Some people think there’s something sacred about death. If you want to criticize a man to his face while he’s alive, that’s free speech. But saying bad things about the dead is just plain tacky.

So why do media whores continue saying bad things about Muammar Gaddafi, Hugo Chavez, Fidel Castro and Che Guevara? How many media whores had the backbone to tell these heroic figures what they thought about them to their faces while they were alive?

Bear in mind that the pseudonymous twits who post on online forums like Quora, Reddit and StackExchange almost always cheer for media whores, even if they deny it. Many, if not most of them are Jews.

I don’t play cards with cheats, and I will never accept their twisted, two-faced moral codes.

When Wackamojo7000, or whatever he’s calling himself today, dies, I’ll be the first to piss on his grave.

But what about deceased people who aren’t media whores, corporate whores, corrupt politicians, lawyers or Jews? What about decent people who have passed away?

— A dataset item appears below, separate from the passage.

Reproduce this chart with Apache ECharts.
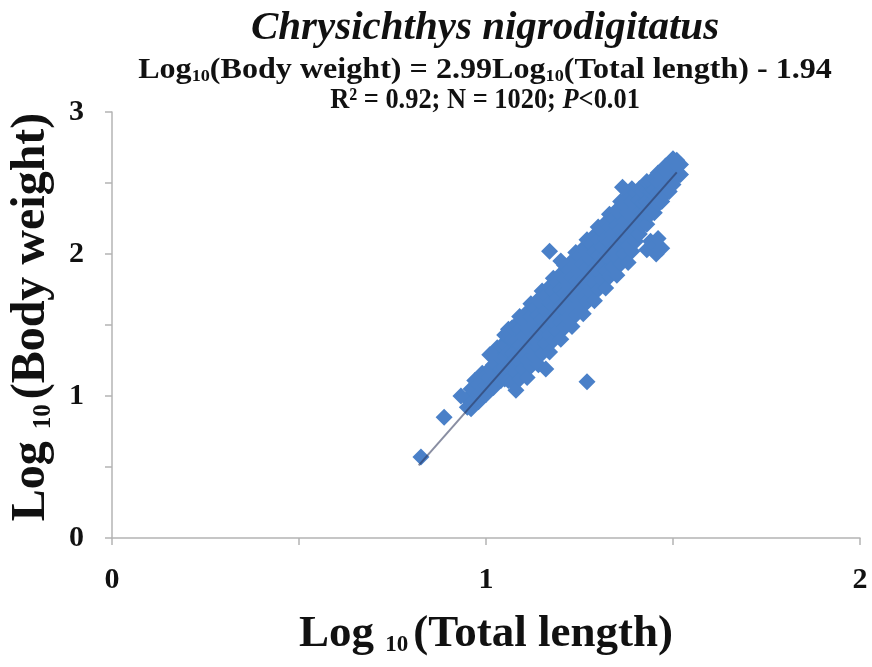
<!DOCTYPE html>
<html>
<head>
<meta charset="utf-8">
<script src="https://cdn.jsdelivr.net/npm/echarts@6/dist/echarts.min.js"></script>
<style>
html,body{margin:0;padding:0;background:#fff;}
#chart{width:872px;height:667px;}
</style>
</head>
<body>
<div id="chart"></div>
<script>
// ---- data (log10 total length, log10 body weight) ----
const bandPoints = [
  [0.95,0.92],[0.95,0.98],
  [0.96,0.91],[0.96,0.99],[0.96,1.05],
  [0.97,0.96],[0.97,1.04],[0.97,1.11],
  [0.98,0.96],[0.98,1.02],[0.98,1.09],
  [0.99,1.02],[0.99,1.10],[0.99,1.16],
  [1.00,1.01],[1.00,1.08],[1.00,1.15],
  [1.01,1.06],[1.01,1.13],[1.01,1.19],
  [1.02,1.06],[1.02,1.14],[1.02,1.22],
  [1.03,1.12],[1.03,1.21],[1.03,1.29],[1.03,1.34],
  [1.04,1.11],[1.04,1.19],[1.04,1.27],[1.04,1.35],
  [1.05,1.12],[1.05,1.20],[1.05,1.28],[1.05,1.36],[1.05,1.43],
  [1.06,1.11],[1.06,1.21],[1.06,1.31],[1.06,1.41],[1.06,1.47],
  [1.07,1.10],[1.07,1.20],[1.07,1.30],[1.07,1.40],[1.07,1.48],
  [1.08,1.04],[1.08,1.16],[1.08,1.27],[1.08,1.39],[1.08,1.50],
  [1.09,1.12],[1.09,1.25],[1.09,1.36],[1.09,1.47],[1.09,1.56],
  [1.10,1.19],[1.10,1.31],[1.10,1.42],[1.10,1.53],
  [1.11,1.13],[1.11,1.25],[1.11,1.36],[1.11,1.48],[1.11,1.59],
  [1.12,1.21],[1.12,1.34],[1.12,1.45],[1.12,1.56],[1.12,1.65],
  [1.13,1.28],[1.13,1.40],[1.13,1.51],[1.13,1.62],
  [1.14,1.22],[1.14,1.34],[1.14,1.45],[1.14,1.57],[1.14,1.68],
  [1.15,1.30],[1.15,1.43],[1.15,1.54],[1.15,1.65],[1.15,1.74],
  [1.16,1.37],[1.16,1.49],[1.16,1.60],[1.16,1.71],
  [1.17,1.31],[1.17,1.43],[1.17,1.54],[1.17,1.66],[1.17,1.77],
  [1.18,1.39],[1.18,1.52],[1.18,1.63],[1.18,1.74],[1.18,1.83],
  [1.19,1.46],[1.19,1.58],[1.19,1.69],[1.19,1.80],
  [1.20,1.40],[1.20,1.52],[1.20,1.63],[1.20,1.75],[1.20,1.86],
  [1.21,1.48],[1.21,1.61],[1.21,1.72],[1.21,1.83],[1.21,1.92],
  [1.22,1.55],[1.22,1.67],[1.22,1.78],[1.22,1.89],
  [1.23,1.49],[1.23,1.61],[1.23,1.72],[1.23,1.84],[1.23,1.95],
  [1.24,1.57],[1.24,1.70],[1.24,1.81],[1.24,1.92],[1.24,2.01],
  [1.25,1.64],[1.25,1.76],[1.25,1.87],[1.25,1.98],
  [1.26,1.58],[1.26,1.70],[1.26,1.81],[1.26,1.93],[1.26,2.04],
  [1.27,1.66],[1.27,1.79],[1.27,1.90],[1.27,2.01],[1.27,2.10],
  [1.28,1.73],[1.28,1.85],[1.28,1.96],[1.28,2.07],
  [1.29,1.67],[1.29,1.79],[1.29,1.90],[1.29,2.02],[1.29,2.13],
  [1.30,1.75],[1.30,1.88],[1.30,1.99],[1.30,2.10],[1.30,2.19],
  [1.31,1.82],[1.31,1.94],[1.31,2.05],[1.31,2.16],
  [1.32,1.76],[1.32,1.88],[1.32,1.99],[1.32,2.11],[1.32,2.22],
  [1.33,1.84],[1.33,1.97],[1.33,2.08],[1.33,2.19],[1.33,2.28],
  [1.34,1.91],[1.34,2.03],[1.34,2.14],[1.34,2.25],
  [1.35,1.85],[1.35,1.97],[1.35,2.08],[1.35,2.20],[1.35,2.31],
  [1.36,1.93],[1.36,2.06],[1.36,2.17],[1.36,2.28],[1.36,2.37],
  [1.37,2.00],[1.37,2.12],[1.37,2.23],[1.37,2.34],
  [1.38,1.94],[1.38,2.06],[1.38,2.17],[1.38,2.29],[1.38,2.40],
  [1.39,2.02],[1.39,2.15],[1.39,2.26],[1.39,2.37],[1.39,2.46],
  [1.40,2.09],[1.40,2.21],[1.40,2.32],[1.40,2.43],
  [1.41,2.14],[1.41,2.22],[1.41,2.30],[1.41,2.38],[1.41,2.46],
  [1.42,2.20],[1.42,2.28],[1.42,2.36],[1.42,2.44],
  [1.43,2.21],[1.43,2.29],[1.43,2.37],[1.43,2.45],[1.43,2.51],
  [1.44,2.28],[1.44,2.36],[1.44,2.44],[1.44,2.51],
  [1.45,2.29],[1.45,2.37],[1.45,2.45],[1.45,2.53],
  [1.46,2.35],[1.46,2.43],[1.46,2.51],[1.46,2.57],
  [1.47,2.37],[1.47,2.44],[1.47,2.52],[1.47,2.58],
  [1.48,2.42],[1.48,2.50],[1.48,2.58],[1.48,2.62],
  [1.49,2.44],[1.49,2.52],[1.49,2.59],[1.49,2.63],
  [1.50,2.49],[1.50,2.57],[1.50,2.64],[1.50,2.67],
  [1.51,2.54],[1.51,2.62],[1.51,2.66],
  [1.52,2.56],[1.52,2.63]
];
const outlierPoints = [
  [0.826,0.57],[0.888,0.85],[0.933,1.00],[1.01,1.29],[1.16,1.19],[1.17,2.02],[1.20,1.95],
  [1.27,1.10],[1.365,2.47],[1.43,2.03],[1.44,2.09],[1.45,2.06],[1.455,2.00],[1.46,2.11],[1.47,2.04]
];
// fitted line: Log10(W) = 2.99 Log10(TL) - 1.94
const trendX = [0.82, 1.51];
const trendY = [0.5118, 2.5749];
const xTickLabels = ['0', '1', '2'];
const yTickLabels = ['0', '1', '2', '3'];
const titleText = 'Chrysichthys nigrodigitatus';
const equationText = '{a|Log}{s|10}{a|(Body weight) = 2.99Log}{s|10}{a|(Total length) - 1.94}';
const statsText = '{a|R² = 0.92; N = 1020; }{i|P}{a|<0.01}';

const FONT = '"Liberation Serif", "Times New Roman", serif';
const chart = echarts.init(document.getElementById('chart'));
const axisGrey = '#b4b4b4';

function tickFmt(labels) {
  return function (v) {
    const r = Math.round(v);
    if (Math.abs(v - r) < 1e-6 && labels[r] !== undefined) return labels[r];
    return '';
  };
}

chart.setOption({
  backgroundColor: '#ffffff',
  animation: false,
  grid: { left: 110, right: 12, top: 112, bottom: 129, containLabel: false },
  xAxis: {
    type: 'value', min: 0, max: 2, interval: 0.5,
    axisLine: { show: true, lineStyle: { color: axisGrey, width: 1.5 } },
    axisTick: { show: true, length: 7, lineStyle: { color: axisGrey, width: 1.5 } },
    splitLine: { show: false },
    axisLabel: { formatter: tickFmt(xTickLabels), fontFamily: FONT, fontWeight: 'bold', fontSize: 30, color: '#111', margin: 27 },
    name: 'Log {s|10}(Total length)',
    nameLocation: 'middle', nameGap: 74,
    nameTextStyle: {
      fontFamily: FONT, fontWeight: 'bold', fontSize: 45, color: '#111',
      rich: { s: { fontFamily: FONT, fontWeight: 'bold', fontSize: 23, color: '#111', verticalAlign: 'bottom', padding: [0, 5, 0, 0] } }
    }
  },
  yAxis: {
    type: 'value', min: 0, max: 3, interval: 0.5,
    axisLine: { show: true, lineStyle: { color: axisGrey, width: 1.5 } },
    axisTick: { show: true, length: 7, lineStyle: { color: axisGrey, width: 1.5 } },
    splitLine: { show: false },
    axisLabel: { formatter: tickFmt(yTickLabels), fontFamily: FONT, fontWeight: 'bold', fontSize: 30, color: '#111', margin: 28 },
    name: 'Log {s|10}(Body weight)',
    nameLocation: 'middle', nameGap: 56,
    nameTextStyle: {
      fontFamily: FONT, fontWeight: 'bold', fontSize: 48, color: '#111', padding: [0, 0, 0, 16],
      rich: { s: { fontFamily: FONT, fontWeight: 'bold', fontSize: 25, color: '#111', verticalAlign: 'bottom', padding: [0, 5, 0, 0] } }
    }
  },
  graphic: [
    { type: 'text', x: 485, y: 28, z: 10,
      style: { text: titleText, fontFamily: FONT, fontWeight: 'bold', fontStyle: 'italic', fontSize: 41, fill: '#111', align: 'center', verticalAlign: 'middle' } },
    { type: 'text', x: 485, y: 70, z: 10, scaleX: 1.07,
      style: { text: equationText, align: 'center', verticalAlign: 'middle', fill: '#111',
        rich: {
          a: { fontFamily: FONT, fontWeight: 'bold', fontSize: 30, fill: '#111' },
          s: { fontFamily: FONT, fontWeight: 'bold', fontSize: 17, fill: '#111', verticalAlign: 'bottom' }
        } } },
    { type: 'text', x: 485, y: 100, z: 10, scaleX: 0.88,
      style: { text: statsText, align: 'center', verticalAlign: 'middle', fill: '#111',
        rich: {
          a: { fontFamily: FONT, fontWeight: 'bold', fontSize: 30, fill: '#111' },
          i: { fontFamily: FONT, fontWeight: 'bold', fontStyle: 'italic', fontSize: 30, fill: '#111' }
        } } }
  ],
  series: [
    {
      type: 'scatter', symbol: 'diamond', symbolSize: 17,
      itemStyle: { color: '#4a80c8', opacity: 1 },
      data: bandPoints.concat(outlierPoints), z: 2
    },
    {
      type: 'line', symbol: 'none', silent: true, z: 3,
      lineStyle: { color: 'rgba(40,50,85,0.55)', width: 2 },
      data: trendX.map((x, i) => [x, trendY[i]])
    }
  ]
});
</script>
</body>
</html>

Well, that’s a different story. I think the more than one million people that Michael Kelly helped murder deserve respect. In fact, it’s hard to imagine anyone who would piss on them other than the Jews and some of their Zionist supporters.

The Hitler Card ˆ

The Hitler Card

Of course, I can always play my trump card, Adolf Hitler.

He’s dead, and the Jews continue to heap lies and insults on him. In fact, they denigrate not just the “Nazis” but Germans in general. That’s a textbook example of racism.

Like I said above, I’m a big fan of balance. If the Jews can condemn Adolf Hitler, I can condemn Benjamin Netanyahu. If the Jews can condemn the German people, I can condemn the Jews.

It isn’t rocket science.

Respect & Education ˆ

Respect

Imagine a city council meeting where just two people have signed up to speak.

The first person begins with the following statement:

“Before I begin, I want you to know I think you’re all a bunch of wonderful, hard-working people who do your best. I also know you have a busy schedule, and my issue isn’t that important, so if you want to ignore me that’s fine.”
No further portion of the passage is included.